The accusation is not subject to general demurrer on the ground that it is so inexact and indefinite it will not protect the defendant from a second jeopardy, because it fails to name the prostitute, or to name the person for whom the defendant offered to procure the prostitute. The rule being that, “in all pleas of former acquittal or conviction, the proof of the plea has to consist partly of matter of the record and partly not of record. And the identity of the two cases is the part of the plea which it is the peculiar business of the evidence, which is not of record, to make out A Goode v. State, 70 Ga. 752, 754; Day v. State, 70 Ga. App. 819 (29 S. E. 2d, 659). Here the State elected to try the defendant on an accusation, general in its terms, which would permit it to show by evidence the commission of the alleged misdemeanor. And by showing an unlawful soliciting of another for the purpose of prostitution, or by offering to procure a prostitute for another, or by soliciting for a prostitute at any time within two years prior to the time of the filing of the accusation — by showing any one of these, a conviction under the accusation would be authorized. However, the law allows the defendant the resulting advantage that but one judgment and but one punishment can be given under the accusation, although the defendant may have, by unlawfully soliciting many persons for prostitution, or soliciting for many prostitutes, or offering to procure many prostitutes for various and sundry persons, committed many misdemeanors on divers days and at various times within two years prior to the filing of the accusation; yet, a conviction or an acquittal under such an accusation thus general in its terms is a bar to a subsequent prosecution for any of the prohibited acts occurring within the period of two years prior to the filing of the accusation. Abel v. State, 64 Ga. App. 448, 455 (13 S. E. 2d, 507).

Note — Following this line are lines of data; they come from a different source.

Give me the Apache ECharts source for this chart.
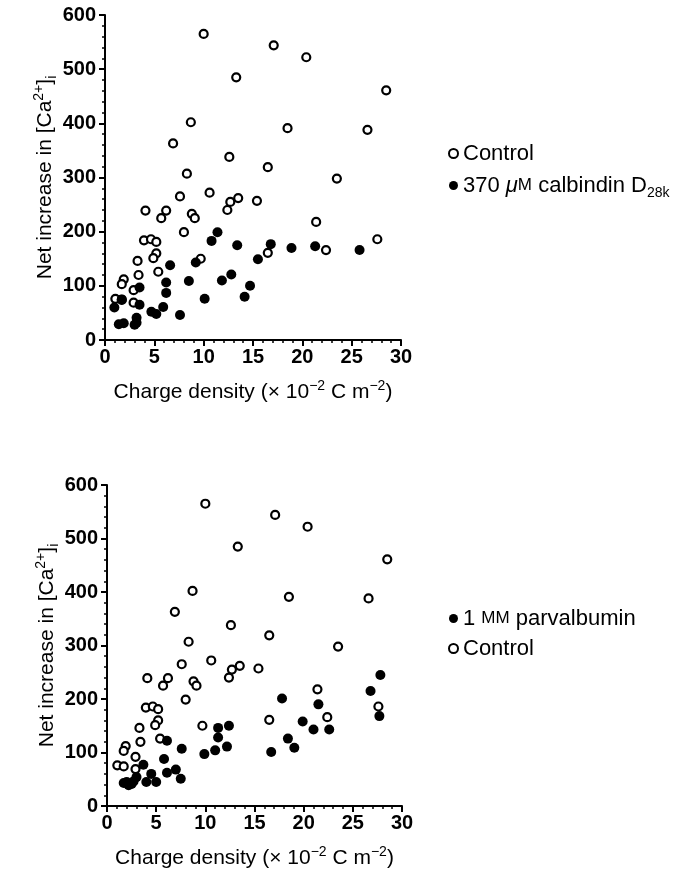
<!DOCTYPE html>
<html>
<head>
<meta charset="utf-8">
<script src="https://cdn.jsdelivr.net/npm/echarts@6/dist/echarts.min.js"></script>
<style>html,body{margin:0;padding:0;background:#fff}#c{width:675px;height:875px}</style>
</head>
<body>
<div id="c"></div>
<script>
// Control points (same set in both panels): [charge density, net increase]
var controlPoints = [
  [10.0,565],[13.3,485],[8.7,402],[6.9,363],[12.6,338],[8.3,307],
  [17.1,544],[20.4,522],[28.5,461],[18.5,391],[26.6,388],[16.5,319],[23.5,298],
  [15.4,257],[21.4,218],[16.5,161],[22.4,166],[27.6,186],
  [7.6,265],[10.6,272],[12.7,255],[13.5,262],[12.4,240],[4.1,239],[6.2,239],
  [5.7,225],[8.8,233],[9.1,225],[8.0,199],[3.95,184],[4.66,186],[5.2,181],
  [5.2,160],[4.9,151],[3.3,146],[5.4,126],[3.4,120],[1.9,112],[1.7,103],
  [2.9,92],[1.05,76],[1.7,74],[2.9,69],[9.7,150]
];
// 370 uM calbindin D28k points
var calbindinPoints = [
  [16.8,177],[15.5,149],[18.9,170],[21.3,173],[25.8,166],[14.7,100],
  [11.4,199],[10.8,183],[13.4,175],[9.2,143],[6.6,138],[6.2,106],[6.2,87],
  [8.5,109],[11.85,110],[12.8,121],[14.15,80],[10.1,76],[3.5,97],[1.7,75],
  [0.95,60],[3.5,65],[5.9,61],[4.7,52],[5.2,48],[7.6,46],[3.2,41],[3.2,32],
  [1.4,29],[1.9,31],[3.0,28]
];
// 1 mM parvalbumin points
var parvalbuminPoints = [
  [5.8,88],[7.6,107],[6.1,122],[3.7,77],[4.5,60],[6.1,62],[7.0,68],[7.5,51],
  [4.0,45],[5.0,45],[3.0,54],[1.7,43],[2.2,39],[2.5,41],[2.0,45],[2.7,46],
  [9.9,97],[11.0,104],[12.2,111],[11.3,128],[11.3,146],[12.4,150],
  [17.8,201],[16.7,101],[18.4,126],[19.05,109],[19.9,158],[21.0,143],
  [21.5,190],[22.6,143],[26.8,215],[27.8,245],[27.7,168]
];
var xTicks = [0,5,10,15,20,25,30];
var yTicks = [0,100,200,300,400,500,600];

var FONT = '"Liberation Sans", Arial, Helvetica, sans-serif';
var chart = echarts.init(document.getElementById('c'), null, {renderer:'canvas'});

function makeRich(fs){
  var lh = Math.round(fs*1.3);
  var small = Math.round(fs*0.65);
  return {
    sup:{fontSize:small, verticalAlign:'top', lineHeight:lh, fontFamily:FONT, color:'#000'},
    sub:{fontSize:small, verticalAlign:'bottom', lineHeight:lh, fontFamily:FONT, color:'#000'},
    it:{fontSize:fs, fontStyle:'italic', fontFamily:FONT, color:'#000', lineHeight:lh},
    sc:{fontSize:Math.round(fs*0.75), fontFamily:FONT, color:'#000', lineHeight:lh}
  };
}
function textStyle(fs){
  return {fontSize:fs, fontFamily:FONT, color:'#000', lineHeight:Math.round(fs*1.3), rich:makeRich(fs)};
}

function xAxis(gi){
  return {
    type:'value', gridIndex:gi, min:xTicks[0], max:xTicks[xTicks.length-1], interval:5,
    axisLine:{show:true, onZero:false, lineStyle:{color:'#000', width:2}},
    axisTick:{show:true, inside:false, length:6, lineStyle:{color:'#000', width:2}},
    minorTick:{show:true, splitNumber:5, length:3, lineStyle:{color:'#000', width:1.5}},
    splitLine:{show:false},
    axisLabel:{margin:7, fontSize:20, fontWeight:'bold', fontFamily:FONT, color:'#000'},
    name:'Charge density (× 10{sup|−2} C m{sup|−2})',
    nameLocation:'middle', nameGap:39,
    nameTextStyle:textStyle(21)
  };
}
function yAxis(gi){
  return {
    type:'value', gridIndex:gi, min:yTicks[0], max:yTicks[yTicks.length-1], interval:100,
    axisLine:{show:true, onZero:false, lineStyle:{color:'#000', width:2}},
    axisTick:{show:true, inside:false, length:6, lineStyle:{color:'#000', width:2}},
    minorTick:{show:true, splitNumber:5, length:3, lineStyle:{color:'#000', width:1.5}},
    splitLine:{show:false},
    axisLabel:{margin:9, fontSize:20, fontWeight:'bold', fontFamily:FONT, color:'#000'},
    name:'Net increase in [Ca{sup|2+}]{sub|i}',
    nameLocation:'middle', nameGap:46, nameRotate:90,
    nameTextStyle:textStyle(21)
  };
}

var openStyle = {color:'#fff', borderColor:'#000', borderWidth:2.2, opacity:1};
var fillStyle = {color:'#000', borderColor:'#000', borderWidth:0, opacity:1};

chart.setOption({
  animation:false,
  backgroundColor:'#fff',
  grid:[
    {left:105, top:15, width:296, height:325},
    {left:107, top:485, width:295, height:321}
  ],
  xAxis:[xAxis(0), xAxis(1)],
  yAxis:[yAxis(0), yAxis(1)],
  legend:[
    {
      orient:'vertical', left:443, top:134, itemGap:3, itemWidth:9, itemHeight:9,
      textStyle:textStyle(22),
      formatter:function(n){ return n==='Control' ? 'Control' : '370 {it|μ}{sc|M} calbindin D{sub|28k}'; },
      data:[
        {name:'Control', icon:'circle', itemStyle:{color:'#fff', borderColor:'#000', borderWidth:2}},
        {name:'370 μM calbindin D28k', icon:'circle', itemStyle:{color:'#000', borderWidth:0}}
      ]
    },
    {
      orient:'vertical', left:443, top:599, itemGap:1, itemWidth:9, itemHeight:9,
      textStyle:textStyle(22),
      formatter:function(n){ return n==='Control' ? 'Control' : '1 {sc|MM} parvalbumin'; },
      data:[
        {name:'1 mM parvalbumin', icon:'circle', itemStyle:{color:'#000', borderWidth:0}},
        {name:'Control', icon:'circle', itemStyle:{color:'#fff', borderColor:'#000', borderWidth:2}}
      ]
    }
  ],
  series:[
    {name:'Control', type:'scatter', xAxisIndex:0, yAxisIndex:0, data:controlPoints,
     symbol:'circle', symbolSize:8, itemStyle:openStyle, z:2},
    {name:'370 μM calbindin D28k', type:'scatter', xAxisIndex:0, yAxisIndex:0, data:calbindinPoints,
     symbol:'circle', symbolSize:10, itemStyle:fillStyle, z:3},
    {name:'Control', type:'scatter', xAxisIndex:1, yAxisIndex:1, data:controlPoints,
     symbol:'circle', symbolSize:8, itemStyle:openStyle, z:2},
    {name:'1 mM parvalbumin', type:'scatter', xAxisIndex:1, yAxisIndex:1, data:parvalbuminPoints,
     symbol:'circle', symbolSize:10, itemStyle:fillStyle, z:3}
  ]
});
</script>
</body>
</html>
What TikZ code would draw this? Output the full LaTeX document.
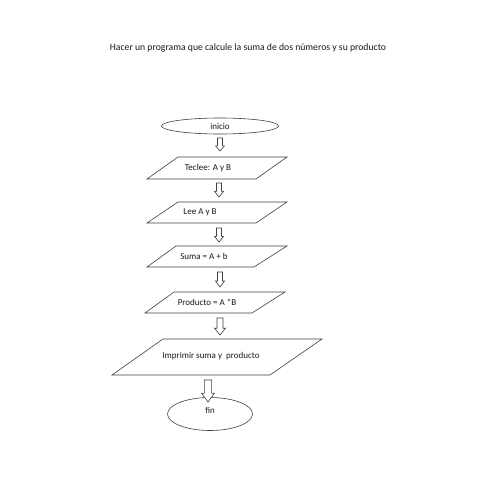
\documentclass[tikz,border=0pt]{standalone}
\usepackage{fontspec}
\setmainfont{Carlito}
\usetikzlibrary{calc,shapes.geometric}
\tikzset{
  shp/.style={draw=black!75, line width=0.6pt},
  lbl/.style={font=\fontsize{9}{11}\selectfont, inner sep=0pt, text=black!90},
  term/.style={shp, ellipse, inner sep=0pt, font=\fontsize{9}{11}\selectfont, text=black!90},
  barr/.style={draw=black!75, line width=0.6pt, fill=white, line join=miter},
}
\newcommand\blockarr[3]{%
  \draw[barr] let \p1=(#1), \p2=(#2), \n1={0.4*(\y2-\y1)} in
    ({\x1-0.55*#3pt},\y1) -- ({\x1+0.55*#3pt},\y1) -- ({\x1+0.55*#3pt},{\y2-\n1})
    -- ({\x1+#3pt},{\y2-\n1}) -- (\x1,\y2) -- ({\x1-#3pt},{\y2-\n1})
    -- ({\x1-0.55*#3pt},{\y2-\n1}) -- cycle;}
\begin{document}
\begin{tikzpicture}[x=1pt,y=-1pt]
\useasboundingbox[fill=white] (0,0) rectangle (495,495);
\node[font=\fontsize{9.7}{12}\selectfont, text=black!90] (title) at (248,48) {Hacer un programa que calcule la suma de dos números y su producto};

\node[term, minimum width=117pt, minimum height=16pt] (inicio) at (220,126) {inicio};

\draw[shp] (178,157) -- (287,157) -- (256,179) -- (147,179) -- cycle;
\node[lbl] (teclee) at (208,168) {Teclee: A y B};

\draw[shp] (178,202) -- (287,202) -- (256,223) -- (147,223) -- cycle;
\node[lbl] (lee) at (200,212.5) {Lee A y B};

\draw[shp] (176,246) -- (287,246) -- (254,267) -- (147,267) -- cycle;
\node[lbl] (suma) at (204,256.5) {Suma = A + b};

\draw[shp] (174,292) -- (285,292) -- (252,313) -- (145,313) -- cycle;
\node[lbl] (prod) at (207,302) {Producto = A *B};

\draw[shp] (163,339) -- (322,339) -- (270,375) -- (112,375) -- cycle;
\node[lbl] (impr) at (211,356) {Imprimir suma y\ \ producto};

\node[term, minimum width=85pt, minimum height=33pt] (fin) at (210,414) {};
\node[lbl] (fintxt) at (210,410) {fin};

\coordinate (a1s) at (220,138); \coordinate (a1e) at (220,151);
\coordinate (a2s) at (219,183); \coordinate (a2e) at (219,197);
\coordinate (a3s) at (219,228); \coordinate (a3e) at (219,242);
\coordinate (a4s) at (220,272); \coordinate (a4e) at (220,287);
\coordinate (a5s) at (220,318); \coordinate (a5e) at (220,335);
\coordinate (a6s) at (208,380); \coordinate (a6e) at (208,402);

\blockarr{a1s}{a1e}{4.5}
\blockarr{a2s}{a2e}{4.5}
\blockarr{a3s}{a3e}{4.5}
\blockarr{a4s}{a4e}{4.5}
\blockarr{a5s}{a5e}{5.5}
\blockarr{a6s}{a6e}{6.5}
\end{tikzpicture}
\end{document}
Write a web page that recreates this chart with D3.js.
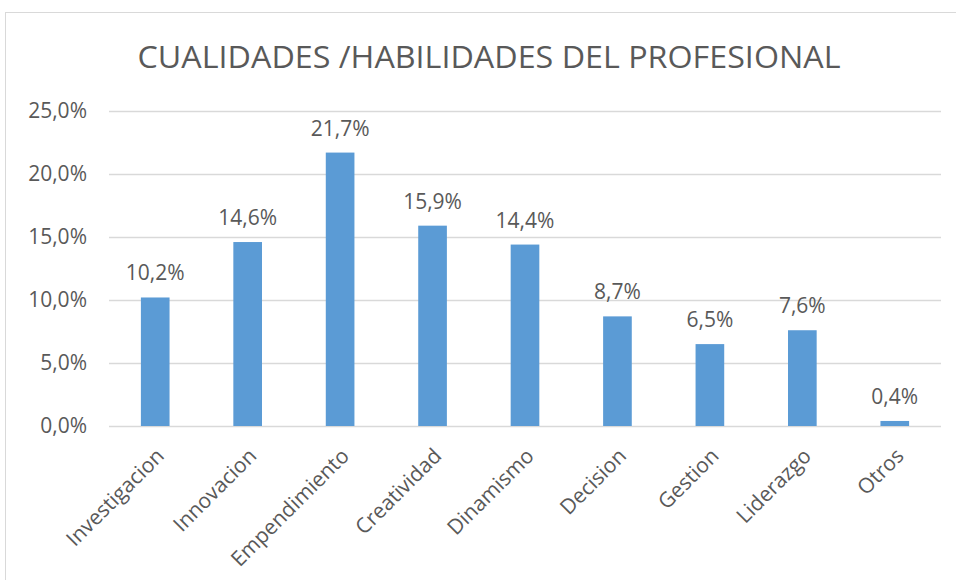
<!DOCTYPE html>
<html>
<head>
<meta charset="utf-8">
<script src="https://cdn.jsdelivr.net/npm/d3@7"></script>
<style>
  body { margin: 0; background: #fff; }
  text { font-family: "Open Sans", sans-serif; fill: #595959; }
</style>
</head>
<body>
<div class="chart"></div>
<script>
// data
var categories = ["Investigacion", "Innovacion", "Empendimiento", "Creatividad", "Dinamismo",
                  "Decision", "Gestion", "Liderazgo", "Otros"];
var values = [10.2, 14.6, 21.7, 15.9, 14.4, 8.7, 6.5, 7.6, 0.4];
var yTicks = [0, 5, 10, 15, 20, 25];
var title = "CUALIDADES /HABILIDADES DEL PROFESIONAL";

var W = 956, H = 580;
var margin = {top: 111, right: 15, bottom: 154, left: 109},
    width = W - margin.left - margin.right,
    height = H - margin.top - margin.bottom;

var svg = d3.select(".chart").append("svg")
    .attr("width", W)
    .attr("height", H);

// chart frame
svg.append("rect")
    .attr("x", 5.5).attr("y", 12.5)
    .attr("width", W).attr("height", H)
    .attr("fill", "none")
    .attr("stroke", "#d9d9d9");

svg.append("text")
    .attr("x", 489).attr("y", 68)
    .attr("text-anchor", "middle")
    .attr("font-size", 31)
    .attr("textLength", 703)
    .attr("lengthAdjust", "spacingAndGlyphs")
    .text(title);

var g = svg.append("g")
    .attr("transform", "translate(" + margin.left + "," + margin.top + ")");

var x = d3.scaleBand()
    .domain(categories)
    .range([0, width])
    .paddingInner(0.69)
    .paddingOuter(0.345);

var y = d3.scaleLinear()
    .domain([0, 25])
    .range([height, 0]);

var pct = function(d){ return d3.format(".1f")(d).replace(".", ",") + "%"; };

// gridlines
var yAxis = d3.axisLeft(y)
    .tickValues(yTicks)
    .tickSize(-width)
    .tickPadding(22)
    .tickFormat(pct);

g.append("g")
    .call(yAxis)
    .call(function(a){
        a.select(".domain").remove();
        a.selectAll(".tick line").attr("stroke", "#d9d9d9").attr("stroke-width", 1.5);
        a.selectAll(".tick text")
            .attr("font-size", 21)
            .attr("font-family", "Open Sans, sans-serif")
            .attr("fill", "#595959");
    });

// bars
g.selectAll(".bar")
    .data(values)
    .enter().append("rect")
    .attr("class", "bar")
    .attr("x", function(d, i){ return x(categories[i]); })
    .attr("width", x.bandwidth())
    .attr("y", function(d){ return y(d); })
    .attr("height", function(d){ return height - y(d); })
    .attr("fill", "#5b9bd5");

// value labels
g.selectAll(".lbl")
    .data(values)
    .enter().append("text")
    .attr("class", "lbl")
    .attr("x", function(d, i){ return x(categories[i]) + x.bandwidth() / 2; })
    .attr("y", function(d){ return y(d) - 17; })
    .attr("text-anchor", "middle")
    .attr("font-size", 21)
    .text(pct);

// category labels, rotated
g.selectAll(".cat")
    .data(categories)
    .enter().append("text")
    .attr("class", "cat")
    .attr("text-anchor", "end")
    .attr("font-size", 21)
    .attr("transform", function(d){
        var cx = x(d) + x.bandwidth() / 2 + 5;
        return "translate(" + cx + "," + (height + 26) + ") rotate(-45)";
    })
    .attr("dy", "0.35em")
    .text(function(d){ return d; });
</script>
</body>
</html>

[*130] The defendant was charged with the offense of soliciting for the purpose of prostitution, soliciting for a prostitute, and offering to procure a prostitute for another, which, under section 26-6201, may be committed in either of several ways. The fact that the accusation charges, in a single count, the commission of the offense in several of the methods prescribed by the statute does not make it subject to general demurrer, none of the methods alleged being repugnant to the other. The offense could have been established by proof of any one of the prohibited acts. The evidence authorized the jury to find that the defendant was guilty of soliciting another for the purpose of prostitution, which is one of the prohibited acts alleged, and this would support the general verdict of guilty. Cody v. State, 118 Ga. 784 (45 S. E. 622); Goode v. State, supra.

Judgment affirmed.

Broyles, C. J., and Gardner, J., concur.